Can you add the prerequisite to the pattern rules?

  %.o : %.c generated.h
          $(COMPILE.c) ...
  %.o : %.cpp generated.h
          $(COMPILE.cpp) ...

This has the definite potential downside that if "generated.h" changes
then _every_ object file will rebuild, even if they do not use it.  But
maybe they all use it anyway.

Alternatively you could use order-only prerequisites:

  %.o : %.c | generated.h
          $(COMPILE.c) ...
  %.o : %.cpp | generated.h
          $(COMPILE.cpp) ...

Now you have the opposite problem: generated.h will be rebuilt BUT none
the object files will be recompiled (if the only thing that's changed is
the generated.h file).

Really, I'm not sure I see the ultimate problem.  First, it seems that
you will always need to define header files, etc., so you will already
have plenty of rules of the form:

    foo.o: bar.h biz.h

and so this issue already exists.

Second, if all you're worried about is someone adding a bogus file to
the makefile list of objects, that doesn't seem like a real issue; sure,
it won't be caught here but the build will still fail (presumably you're
using that list of objects to construct something else and THAT will not
work if one of the object files is missing).

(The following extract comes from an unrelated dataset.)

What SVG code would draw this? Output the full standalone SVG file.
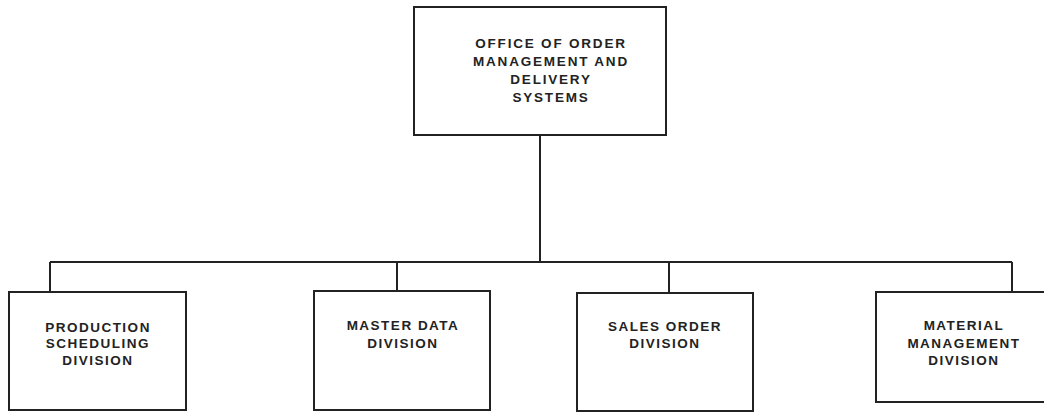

If you really want to catch it early you can just do a specific check to
make sure all the listed files exist:

    SOURCES := foo.c foo.cpp foo.asm ...

    MISSING := $(filter-out $(wildcard $(SOURCES)),$(SOURCES))
    ifneq (,$(MISSING))
      $(error Missing files: $(MISSING))

It's definitely true that you won't be able to get the traditional make
error message; I just don't think it's worth the hoops you'll need to
jump through to make that happen.

But maybe you have some other requirement.